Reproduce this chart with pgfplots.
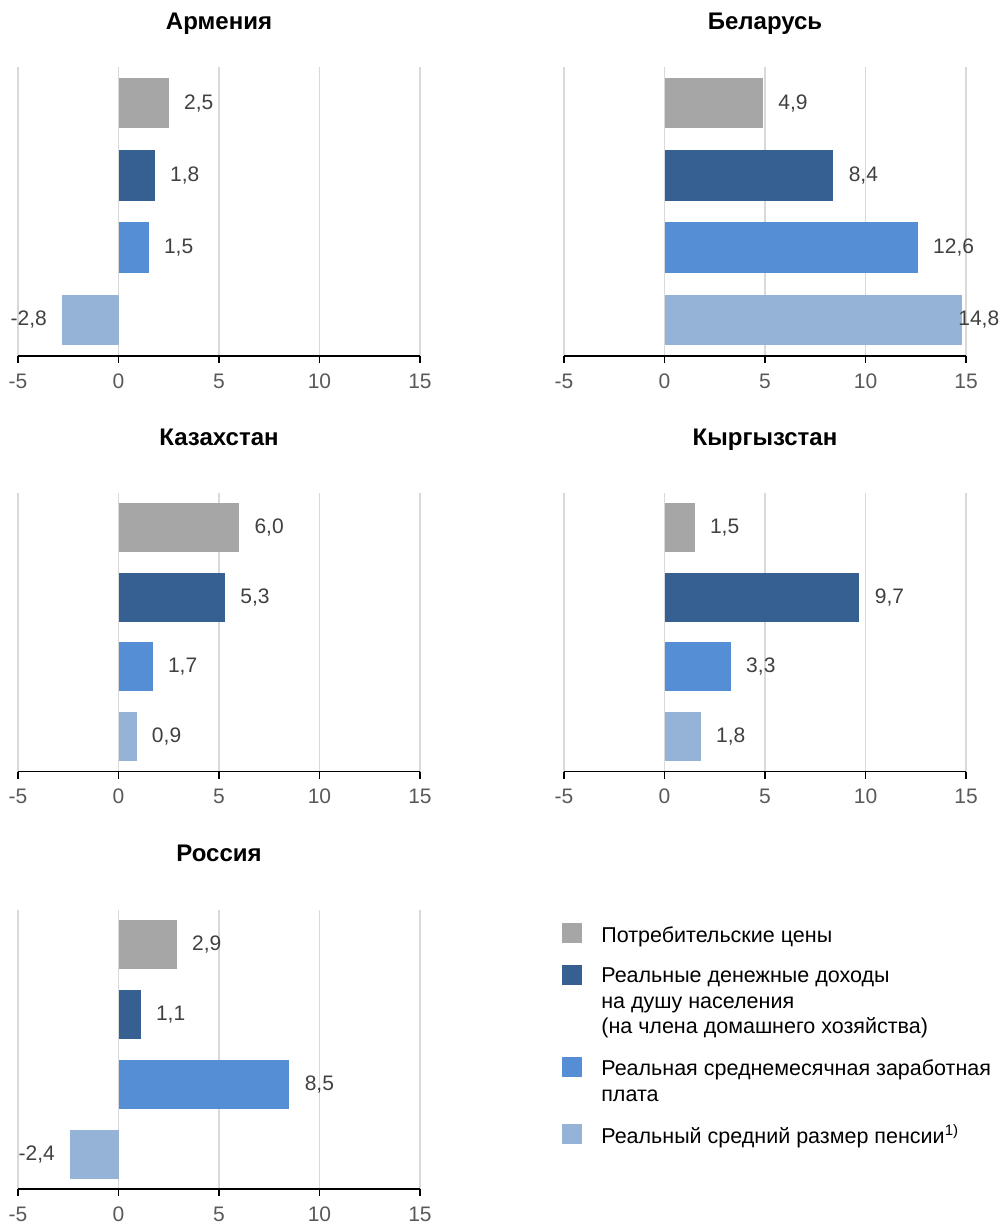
\documentclass[border=0pt]{standalone}
\usepackage{fontspec}
\setmainfont{Liberation Sans}
\usepackage{pgfplots}
\pgfplotsset{compat=1.18}
\definecolor{cgray}{HTML}{A6A6A6}
\definecolor{cdark}{HTML}{376092}
\definecolor{cmid}{HTML}{558ED5}
\definecolor{clight}{HTML}{95B3D7}
\definecolor{gridc}{HTML}{D9D9D9}
\definecolor{tickc}{HTML}{595959}
\definecolor{valc}{HTML}{404040}
\pgfplotsset{
  sq/.style={legend image code/.code={\fill[##1,yshift=#1] (0pt,-3.75pt) rectangle (10pt,6.25pt);}},
  b/.style={xbar, bar shift=0pt, bar width=0.7, draw=none, fill=#1},
  pos/.style={nodes near coords style={anchor=west, inner xsep=7.5pt}},
  neg/.style={nodes near coords style={anchor=east, inner xsep=7.5pt}},
  panel/.style={
    width=201pt, scale only axis,
    xmin=-5, xmax=15, ymin=0.5, ymax=4.5, y dir=reverse,
    xtick={-5,0,5,10,15}, ytick=\empty,
    axis x line*=bottom, axis y line=none,
    xmajorgrids, grid style={draw=gridc, line width=0.6pt},
    x axis line style={black, line width=0.8pt},
    xtick style={black, line width=0.8pt},
    tick align=outside, major tick length=3.5pt,
    xticklabel style={font=\fontsize{10.5}{12}\selectfont, text=tickc, anchor=base, yshift=-12.5pt},
    /pgf/number format/assume math mode=true,
    clip=false,
    point meta=x,
    nodes near coords={\pgfmathprintnumber[fixed,fixed zerofill,precision=1,use comma,assume math mode=true]{\pgfplotspointmeta}},
    nodes near coords style={font=\fontsize{10.5}{12}\selectfont, text=valc},
    title style={font=\bfseries\fontsize{12}{14}\selectfont, anchor=base, at={(0.5,1)}},
  }
}
\begin{document}
\begin{tikzpicture}
\useasboundingbox (0,0) rectangle (500.5pt,-612pt);
% Armenia
\begin{axis}[panel, height=144.5pt, at={(9pt,-178pt)}, anchor=south west,
  title={Армения}, title style={yshift=13pt}]
\addplot[b=cgray, pos] coordinates {(2.5,1)};
\addplot[b=cdark, pos] coordinates {(1.8,2)};
\addplot[b=cmid, pos] coordinates {(1.5,3)};
\addplot[b=clight, neg] coordinates {(-2.8,4)};
\end{axis}
% Belarus
\begin{axis}[panel, height=144.5pt, at={(282pt,-178pt)}, anchor=south west,
  title={Беларусь}, title style={yshift=13pt}]
\addplot[b=cgray, pos] coordinates {(4.9,1)};
\addplot[b=cdark, pos] coordinates {(8.4,2)};
\addplot[b=cmid, pos] coordinates {(12.6,3)};
\addplot[b=clight, nodes near coords style={anchor=west, inner xsep=0pt, xshift=-2pt}] coordinates {(14.8,4)};
\end{axis}
% Kazakhstan
\begin{axis}[panel, height=139.5pt, at={(9pt,-385.75pt)}, anchor=south west,
  title={Казахстан}, title style={yshift=17.5pt}]
\addplot[b=cgray, pos] coordinates {(6.0,1)};
\addplot[b=cdark, pos] coordinates {(5.3,2)};
\addplot[b=cmid, pos] coordinates {(1.7,3)};
\addplot[b=clight, pos] coordinates {(0.9,4)};
\end{axis}
% Kyrgyzstan
\begin{axis}[panel, height=139.5pt, at={(282pt,-385.75pt)}, anchor=south west,
  title={Кыргызстан}, title style={yshift=17.5pt}]
\addplot[b=cgray, pos] coordinates {(1.5,1)};
\addplot[b=cdark, pos] coordinates {(9.7,2)};
\addplot[b=cmid, pos] coordinates {(3.3,3)};
\addplot[b=clight, pos] coordinates {(1.8,4)};
\end{axis}
% Russia
\begin{axis}[panel, height=139.5pt, at={(9pt,-594.5pt)}, anchor=south west,
  title={Россия}, title style={yshift=18.5pt},
  legend style={draw=none, fill=none, inner sep=0pt, at={(1.3516,0.957)}, anchor=north west,
    font=\fontsize{10.75}{12.75}\selectfont, row sep=7.5pt, column sep=7.8pt},
  legend cell align=left]
\addplot[b=cgray, pos, sq=0pt] coordinates {(2.9,1)};
\addlegendentry{Потребительские цены}
\addplot[b=cdark, pos, sq=12.75pt] coordinates {(1.1,2)};
\addlegendentry[align=left]{Реальные денежные доходы\\на душу населения\\(на члена домашнего хозяйства)}
\addplot[b=cmid, pos, sq=6.375pt] coordinates {(8.5,3)};
\addlegendentry[align=left]{Реальная среднемесячная заработная\\плата}
\addplot[b=clight, neg, sq=0pt] coordinates {(-2.4,4)};
\addlegendentry{Реальный средний размер пенсии\textsuperscript{\smash{1)}}}
\end{axis}
\end{tikzpicture}
\end{document}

=-=-=-=-=

To do: Leave out the pictures and copy the rest of the material above exactly.

Completed exercise:
Reproduce this chart with pgfplots.
\documentclass[border=0pt]{standalone}
\usepackage{fontspec}
\setmainfont{Liberation Sans}
\usepackage{pgfplots}
\pgfplotsset{compat=1.18}
\definecolor{cgray}{HTML}{A6A6A6}
\definecolor{cdark}{HTML}{376092}
\definecolor{cmid}{HTML}{558ED5}
\definecolor{clight}{HTML}{95B3D7}
\definecolor{gridc}{HTML}{D9D9D9}
\definecolor{tickc}{HTML}{595959}
\definecolor{valc}{HTML}{404040}
\pgfplotsset{
  sq/.style={legend image code/.code={\fill[##1,yshift=#1] (0pt,-3.75pt) rectangle (10pt,6.25pt);}},
  b/.style={xbar, bar shift=0pt, bar width=0.7, draw=none, fill=#1},
  pos/.style={nodes near coords style={anchor=west, inner xsep=7.5pt}},
  neg/.style={nodes near coords style={anchor=east, inner xsep=7.5pt}},
  panel/.style={
    width=201pt, scale only axis,
    xmin=-5, xmax=15, ymin=0.5, ymax=4.5, y dir=reverse,
    xtick={-5,0,5,10,15}, ytick=\empty,
    axis x line*=bottom, axis y line=none,
    xmajorgrids, grid style={draw=gridc, line width=0.6pt},
    x axis line style={black, line width=0.8pt},
    xtick style={black, line width=0.8pt},
    tick align=outside, major tick length=3.5pt,
    xticklabel style={font=\fontsize{10.5}{12}\selectfont, text=tickc, anchor=base, yshift=-12.5pt},
    /pgf/number format/assume math mode=true,
    clip=false,
    point meta=x,
    nodes near coords={\pgfmathprintnumber[fixed,fixed zerofill,precision=1,use comma,assume math mode=true]{\pgfplotspointmeta}},
    nodes near coords style={font=\fontsize{10.5}{12}\selectfont, text=valc},
    title style={font=\bfseries\fontsize{12}{14}\selectfont, anchor=base, at={(0.5,1)}},
  }
}
\begin{document}
\begin{tikzpicture}
\useasboundingbox (0,0) rectangle (500.5pt,-612pt);
% Armenia
\begin{axis}[panel, height=144.5pt, at={(9pt,-178pt)}, anchor=south west,
  title={Армения}, title style={yshift=13pt}]
\addplot[b=cgray, pos] coordinates {(2.5,1)};
\addplot[b=cdark, pos] coordinates {(1.8,2)};
\addplot[b=cmid, pos] coordinates {(1.5,3)};
\addplot[b=clight, neg] coordinates {(-2.8,4)};
\end{axis}
% Belarus
\begin{axis}[panel, height=144.5pt, at={(282pt,-178pt)}, anchor=south west,
  title={Беларусь}, title style={yshift=13pt}]
\addplot[b=cgray, pos] coordinates {(4.9,1)};
\addplot[b=cdark, pos] coordinates {(8.4,2)};
\addplot[b=cmid, pos] coordinates {(12.6,3)};
\addplot[b=clight, nodes near coords style={anchor=west, inner xsep=0pt, xshift=-2pt}] coordinates {(14.8,4)};
\end{axis}
% Kazakhstan
\begin{axis}[panel, height=139.5pt, at={(9pt,-385.75pt)}, anchor=south west,
  title={Казахстан}, title style={yshift=17.5pt}]
\addplot[b=cgray, pos] coordinates {(6.0,1)};
\addplot[b=cdark, pos] coordinates {(5.3,2)};
\addplot[b=cmid, pos] coordinates {(1.7,3)};
\addplot[b=clight, pos] coordinates {(0.9,4)};
\end{axis}
% Kyrgyzstan
\begin{axis}[panel, height=139.5pt, at={(282pt,-385.75pt)}, anchor=south west,
  title={Кыргызстан}, title style={yshift=17.5pt}]
\addplot[b=cgray, pos] coordinates {(1.5,1)};
\addplot[b=cdark, pos] coordinates {(9.7,2)};
\addplot[b=cmid, pos] coordinates {(3.3,3)};
\addplot[b=clight, pos] coordinates {(1.8,4)};
\end{axis}
% Russia
\begin{axis}[panel, height=139.5pt, at={(9pt,-594.5pt)}, anchor=south west,
  title={Россия}, title style={yshift=18.5pt},
  legend style={draw=none, fill=none, inner sep=0pt, at={(1.3516,0.957)}, anchor=north west,
    font=\fontsize{10.75}{12.75}\selectfont, row sep=7.5pt, column sep=7.8pt},
  legend cell align=left]
\addplot[b=cgray, pos, sq=0pt] coordinates {(2.9,1)};
\addlegendentry{Потребительские цены}
\addplot[b=cdark, pos, sq=12.75pt] coordinates {(1.1,2)};
\addlegendentry[align=left]{Реальные денежные доходы\\на душу населения\\(на члена домашнего хозяйства)}
\addplot[b=cmid, pos, sq=6.375pt] coordinates {(8.5,3)};
\addlegendentry[align=left]{Реальная среднемесячная заработная\\плата}
\addplot[b=clight, neg, sq=0pt] coordinates {(-2.4,4)};
\addlegendentry{Реальный средний размер пенсии\textsuperscript{\smash{1)}}}
\end{axis}
\end{tikzpicture}
\end{document}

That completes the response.